══ SUPPLIED INFORMATION ══

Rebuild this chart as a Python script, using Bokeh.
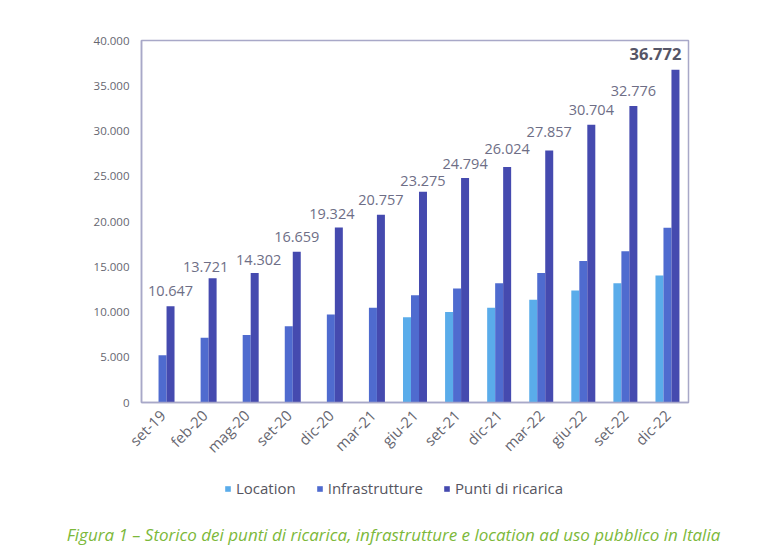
import math
from bokeh.plotting import figure
from bokeh.models import (ColumnDataSource, FactorRange, Range1d, Legend, LegendItem,
                          Label, FixedTicker)
from bokeh.transform import dodge
from bokeh.embed import file_html
from bokeh.resources import INLINE
from bokeh.core.properties import value

NaN = float("nan")

categories = ["set-19", "feb-20", "mag-20", "set-20", "dic-20", "mar-21", "giu-21",
              "set-21", "dic-21", "mar-22", "giu-22", "set-22", "dic-22"]
location = [NaN, NaN, NaN, NaN, NaN, NaN, 9420, 10000, 10480, 11350, 12380, 13170, 14020]
infrastrutture = [5230, 7150, 7450, 8420, 9720, 10470, 11850, 12600, 13180, 14300, 15640, 16720, 19320]
punti = [10647, 13721, 14302, 16659, 19324, 20757, 23275, 24794, 26024, 27857, 30704, 32776, 36772]

y_ticks = [0, 5000, 10000, 15000, 20000, 25000, 30000, 35000, 40000]
y_tick_labels = ["0", "5.000", "10.000", "15.000", "20.000", "25.000", "30.000", "35.000", "40.000"]

series_names = ["Location", "Infrastrutture", "Punti di ricarica"]
caption = "Figura 1 \u2013 Storico dei punti di ricarica, infrastrutture e location ad uso pubblico in Italia"

# label placement nudges (pixels), styling only
label_dx = [0, -7, 4, 0, -7, 0, 0, 0, 0, 0, 0, 0]
label_dy = [-15, -11, -13, -15, -14, -15, -11, -14, -18, -18, -15, -15]

FONT = "Open Sans"
C_LOC = "#5AACEA"
C_INF = "#4F6BCF"
C_PUN = "#454AAF"
AXIS_C = "#A8A8C8"
colors = [C_LOC, C_INF, C_PUN]

W = 767
H1 = 466
H2 = 82

def fmt(v):
    return f"{v:,}".replace(",", ".")

src = ColumnDataSource(dict(cat=categories, loc=location, inf=infrastrutture, pun=punti))

p = figure(x_range=FactorRange(factors=categories, range_padding=0),
           y_range=Range1d(0, 40000),
           width=W, height=H1, output_backend="svg", toolbar_location=None,
           min_border_left=141, min_border_right=W - 141 - 547, min_border_top=40,
           min_border_bottom=H1 - 409)
p.background_fill_color = "white"
p.border_fill_color = "white"
p.outline_line_color = AXIS_C
p.outline_line_width = 1.5
p.xgrid.visible = False
p.ygrid.visible = False

w = 0.19
p.vbar(x=dodge("cat", -w, range=p.x_range), top="loc", width=w, source=src,
       fill_color=C_LOC, line_color=None)
p.vbar(x=dodge("cat", 0, range=p.x_range), top="inf", width=w, source=src,
       fill_color=C_INF, line_color=None)
p.vbar(x=dodge("cat", w, range=p.x_range), top="pun", width=w, source=src,
       fill_color=C_PUN, line_color=None)

# value labels (all but the last, which is bold)
lab_src = ColumnDataSource(dict(cat=categories[:-1], pun=punti[:-1],
                                lab=[fmt(v) for v in punti[:-1]],
                                dx=label_dx, dy=label_dy))
p.text(x=dodge("cat", w, range=p.x_range), y="pun", text="lab", source=lab_src,
       text_font=value(FONT), text_font_size="14.5px", text_color="#6E6E86",
       text_align="center", text_baseline="middle", x_offset="dx", y_offset="dy")
last_src = ColumnDataSource(dict(cat=categories[-1:], pun=punti[-1:],
                                 lab=[fmt(v) for v in punti[-1:]]))
p.text(x=dodge("cat", w, range=p.x_range), y="pun", text="lab", source=last_src,
       text_font=value(FONT), text_font_size="16.5px", text_font_style="bold",
       text_color="#555566", text_align="center", text_baseline="middle",
       x_offset=-20, y_offset=-16)

# axes
p.yaxis.ticker = FixedTicker(ticks=y_ticks)
p.yaxis.major_label_overrides = {t: l for t, l in zip(y_ticks, y_tick_labels)}
for ax in (p.xaxis, p.yaxis):
    ax.axis_line_color = AXIS_C
    ax.axis_line_width = 1.5
    ax.major_tick_line_color = None
    ax.minor_tick_line_color = None
    ax.major_label_text_font = FONT
    ax.major_label_text_color = "#666670"
p.yaxis.major_label_text_font_size = "11.5px"
p.yaxis.major_label_standoff = 6
p.xaxis.major_label_text_font_size = "15px"
p.xaxis.major_label_orientation = math.pi / 4
p.xaxis.major_label_standoff = 4

# legend + caption strip (separate root, full-width frame)
q = figure(x_range=Range1d(0, W), y_range=Range1d(0, H2), width=W, height=H2,
           output_backend="svg", toolbar_location=None,
           min_border_left=0, min_border_right=0, min_border_top=0, min_border_bottom=0)
q.axis.visible = False
q.grid.visible = False
q.outline_line_color = None
q.background_fill_color = "white"
q.border_fill_color = "white"
dummy = ColumnDataSource(dict(x=[-100], top=[0]))
rs = [q.vbar(x="x", top="top", width=1, source=dummy, fill_color=c, line_color=None)
      for c in colors]
legend = Legend(items=[LegendItem(label=n, renderers=[r]) for n, r in zip(series_names, rs)],
                location=(224, 50), orientation="horizontal",
                glyph_width=7, glyph_height=7, spacing=20, padding=0, margin=0,
                label_standoff=5, label_text_font=FONT, label_text_font_size="15px",
                label_text_color="#555560", border_line_color=None,
                background_fill_alpha=0)
q.add_layout(legend)
q.add_layout(Label(x=393, y=H2 - 68, x_units="screen", y_units="screen", text=caption,
                   text_font=FONT, text_font_size="17px", text_font_style="italic",
                   text_color="#7CB83A", text_align="center", text_baseline="middle"))

open("out.html", "w").write(file_html([p, q], INLINE))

═══

→ AIM OF THE TASK
Pictures are excluded: retype only the lines from the beginning of the listing above through the line with "p.ygrid.visible = False", both included.

→ ANSWER BELOW
Rebuild this chart as a Python script, using Bokeh.
import math
from bokeh.plotting import figure
from bokeh.models import (ColumnDataSource, FactorRange, Range1d, Legend, LegendItem,
                          Label, FixedTicker)
from bokeh.transform import dodge
from bokeh.embed import file_html
from bokeh.resources import INLINE
from bokeh.core.properties import value

NaN = float("nan")

categories = ["set-19", "feb-20", "mag-20", "set-20", "dic-20", "mar-21", "giu-21",
              "set-21", "dic-21", "mar-22", "giu-22", "set-22", "dic-22"]
location = [NaN, NaN, NaN, NaN, NaN, NaN, 9420, 10000, 10480, 11350, 12380, 13170, 14020]
infrastrutture = [5230, 7150, 7450, 8420, 9720, 10470, 11850, 12600, 13180, 14300, 15640, 16720, 19320]
punti = [10647, 13721, 14302, 16659, 19324, 20757, 23275, 24794, 26024, 27857, 30704, 32776, 36772]

y_ticks = [0, 5000, 10000, 15000, 20000, 25000, 30000, 35000, 40000]
y_tick_labels = ["0", "5.000", "10.000", "15.000", "20.000", "25.000", "30.000", "35.000", "40.000"]

series_names = ["Location", "Infrastrutture", "Punti di ricarica"]
caption = "Figura 1 \u2013 Storico dei punti di ricarica, infrastrutture e location ad uso pubblico in Italia"

# label placement nudges (pixels), styling only
label_dx = [0, -7, 4, 0, -7, 0, 0, 0, 0, 0, 0, 0]
label_dy = [-15, -11, -13, -15, -14, -15, -11, -14, -18, -18, -15, -15]

FONT = "Open Sans"
C_LOC = "#5AACEA"
C_INF = "#4F6BCF"
C_PUN = "#454AAF"
AXIS_C = "#A8A8C8"
colors = [C_LOC, C_INF, C_PUN]

W = 767
H1 = 466
H2 = 82

def fmt(v):
    return f"{v:,}".replace(",", ".")

src = ColumnDataSource(dict(cat=categories, loc=location, inf=infrastrutture, pun=punti))

p = figure(x_range=FactorRange(factors=categories, range_padding=0),
           y_range=Range1d(0, 40000),
           width=W, height=H1, output_backend="svg", toolbar_location=None,
           min_border_left=141, min_border_right=W - 141 - 547, min_border_top=40,
           min_border_bottom=H1 - 409)
p.background_fill_color = "white"
p.border_fill_color = "white"
p.outline_line_color = AXIS_C
p.outline_line_width = 1.5
p.xgrid.visible = False
p.ygrid.visible = False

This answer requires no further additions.